Israel defiantly ignored these orders. The British government maintains that there is no conclusive evidence that Israel is perpetrating genocide in Gaza, so it is business as usual.
But under the convention, signatories do not have the luxury of waiting until genocide has taken place before bemoaning it. They have a duty to act to prevent genocide; in Gaza, the British government has singularly and lamentably failed.
Recognition without action
It is against this horrifying backdrop that the British government has decided to recognise the state of Palestine. This recognition is long overdue, but it is still welcome.
It means that four out of the five permanent members of the Security Council now support Palestinian statehood − the other three being Russia, China, and France. The odd one out is the United States, Israel’s closest and most powerful ally.
Although British recognition by itself will change nothing on the ground, it represents a strong political statement, and it removes the contradiction in advocating a two-state solution while recognising only one.
What it will not do is to stop the carnage and destruction, the humanitarian disaster, the genocide in Gaza, and the ethnic cleansing of the occupied West Bank. Diplomatic recognition is, in fact, being used by British policy-makers as a cloak for inaction.

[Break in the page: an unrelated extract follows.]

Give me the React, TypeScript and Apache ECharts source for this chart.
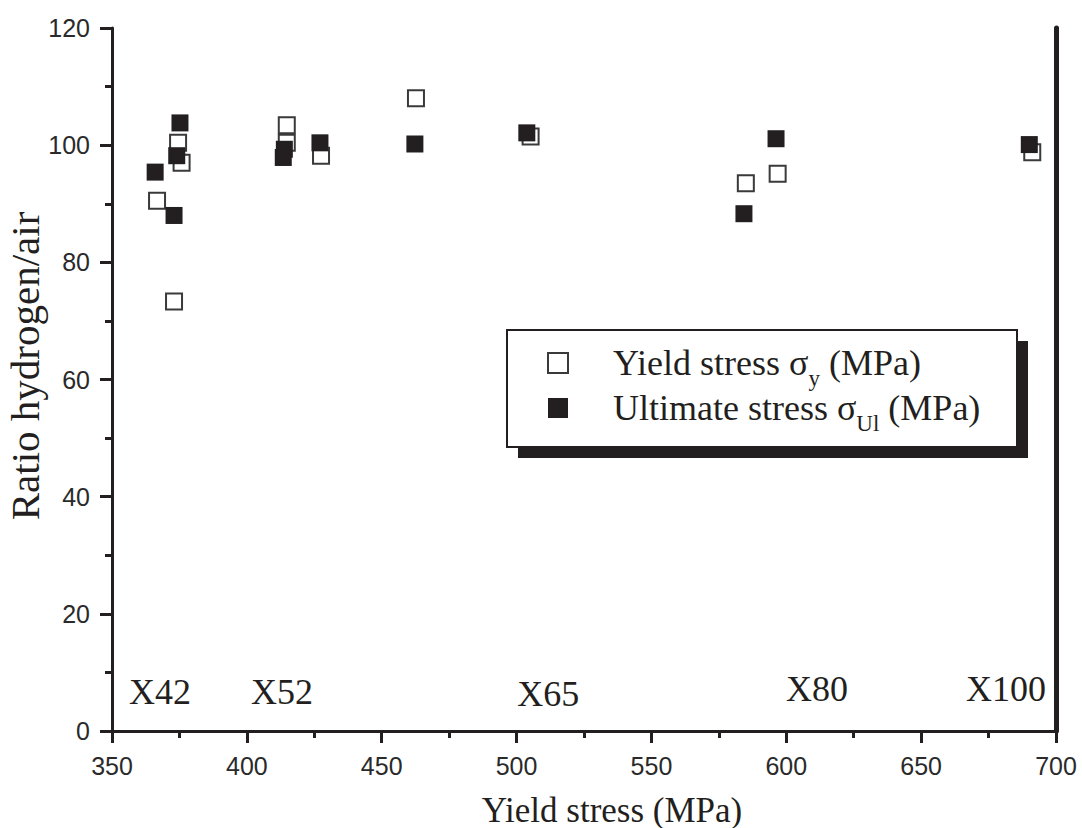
import React, { useEffect, useRef } from "react";
import * as echarts from "echarts";

const yieldRatio: number[][] = [
  [366.7, 90.5], [373.0, 73.3], [374.5, 100.4], [375.8, 97.0], [414.8, 103.4], [414.8, 100.4],
  [427.5, 98.2], [462.7, 108.0], [505.2, 101.5], [585.0, 93.5], [596.8, 95.1], [691.2, 98.8],
];
const ultimateRatio: number[][] = [
  [366.0, 95.4], [373.0, 88.0], [375.2, 103.8], [374.0, 98.2], [413.9, 99.3], [413.5, 97.9],
  [427.1, 100.4], [462.3, 100.2], [503.8, 102.1], [584.3, 88.3], [596.2, 101.1], [690.1, 100.1],
];
const grades = ["X42", "X52", "X65", "X80", "X100"];
const gradeX = [367.8, 413.0, 511.7, 611.4, 681.5];
const gradeY = [6.6, 6.6, 6.4, 7.1, 7.1];
const xTicks = { min: 350, max: 700, interval: 50 };
const yTicks = { min: 0, max: 120, interval: 20 };

const INK = "#231f20";
const SERIF = "'Liberation Serif', 'Times New Roman', serif";
const SANS = "'Liberation Sans', Arial, sans-serif";

export default function App() {
  const ref = useRef<HTMLDivElement>(null);
  useEffect(() => {
    if (!ref.current) return;
    const chart = echarts.init(ref.current, null, { renderer: "svg" });
    const axisCommon = {
      type: "value" as const,
      splitLine: { show: false },
      axisLine: { show: true, lineStyle: { color: INK, width: 3 } },
      axisTick: { show: true, inside: false, length: 12, lineStyle: { color: INK, width: 3 } },
      minorTick: { show: true, splitNumber: 2, length: 7, lineStyle: { color: INK, width: 3 } },
      axisLabel: { margin: 22, fontSize: 25, fontFamily: SANS, color: "#2a2a2a" },
    };
    const richText = {
      sp: { width: 40, lineHeight: 54 },
      a: { fontSize: 36, fontFamily: SERIF, color: INK, lineHeight: 54 },
      s: { fontSize: 23, fontFamily: SERIF, color: INK, lineHeight: 20, verticalAlign: "bottom" as const },
    };
    chart.setOption({
      animation: false,
      backgroundColor: "#fff",
      grid: { left: 112, right: 26, top: 28, bottom: 97, containLabel: false },
      xAxis: [
        { ...axisCommon, ...xTicks, position: "bottom" },
        {
          type: "value", ...xTicks, position: "top",
          axisLine: { show: true, lineStyle: { color: INK, width: 2.5 } },
          axisTick: { show: false }, axisLabel: { show: false }, splitLine: { show: false },
        },
      ],
      yAxis: [
        { ...axisCommon, ...yTicks, position: "left" },
        {
          type: "value", ...yTicks, position: "right",
          axisLine: { show: true, lineStyle: { color: INK, width: 5 } },
          axisTick: { show: false }, axisLabel: { show: false }, splitLine: { show: false },
        },
      ],
      legend: {
        orient: "vertical",
        left: 547,
        top: 345,
        padding: 0,
        itemGap: 0,
        itemWidth: 20,
        itemHeight: 20,
        icon: "rect",
        data: ["Yield stress", "Ultimate stress"],
        formatter: (name: string) =>
          name === "Yield stress"
            ? "{sp|}{a|Yield stress σ}{s|y}{a| (MPa)}"
            : "{sp|}{a|Ultimate stress σ}{s|Ul}{a| (MPa)}",
        textStyle: { rich: richText },
        z: 10,
      },
      graphic: [
        { type: "rect", shape: { x: 518, y: 341, width: 510, height: 117 }, style: { fill: INK }, z: 5 },
        { type: "rect", shape: { x: 507, y: 330, width: 510, height: 117 }, style: { fill: "#fff", stroke: INK, lineWidth: 2 }, z: 6 },
        {
          type: "text", x: 612, y: 810,
          style: { text: "Yield stress (MPa)", font: `35px ${SERIF}`, fill: INK, align: "center", verticalAlign: "middle" },
        },
        {
          type: "text", x: 25, y: 366, rotation: Math.PI / 2,
          style: { text: "Ratio hydrogen/air", font: `41px ${SERIF}`, fill: INK, align: "center", verticalAlign: "middle" },
        },
      ],
      series: [
        {
          name: "Yield stress",
          type: "scatter",
          symbol: "rect",
          symbolSize: 16,
          itemStyle: { color: "#fff", borderColor: "#3a3a3a", borderWidth: 2, opacity: 1 },
          data: yieldRatio,
          z: 2,
        },
        {
          name: "Ultimate stress",
          type: "scatter",
          symbol: "rect",
          symbolSize: 17,
          itemStyle: { color: INK, opacity: 1 },
          data: ultimateRatio,
          z: 3,
        },
        {
          name: "grades",
          type: "scatter",
          symbolSize: 1,
          itemStyle: { color: "rgba(0,0,0,0)" },
          silent: true,
          data: grades.map((g, i) => [gradeX[i], gradeY[i], g]),
          label: {
            show: true,
            position: "inside",
            formatter: (p: any) => p.data[2],
            fontSize: 36,
            fontFamily: SERIF,
            color: INK,
            opacity: 1,
            textBorderWidth: 0,
            textShadowBlur: 0,
          },
          z: 1,
        },
      ],
    });
    return () => chart.dispose();
  }, []);
  return (
    <div
      ref={ref}
      style={{ position: "absolute", left: 0, top: 0, width: 1082, height: 828, background: "#fff" }}
    />
  );
}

What Britain should do is sanction Israel, suspend all military and intelligence cooperation, and end all arms sales to Israel, as well as the purchase of military hardware and technology from Israel.
Israel’s genocidal campaign in Gaza is the most burning issue facing Britain and the rest of the international community today. Failure to act only contributes to Israel’s impunity. It also undermines the rule-based international order, which was put in place after World War II to prevent another Holocaust.
Britain’s half-hearted recognition of Palestine as a state, whilst aiding and abetting the monstrous Israeli war machine, brings to mind the apocryphal tale of Emperor Nero, who played his lyre while the Great Fire of Rome (AD 64) ravaged the city.
Will the British Government continue to play its fiddle whilst Gaza is razed to the ground, or will it finally listen to the masses whom it claims to represent, and acknowledge its own legal and moral obligation to act?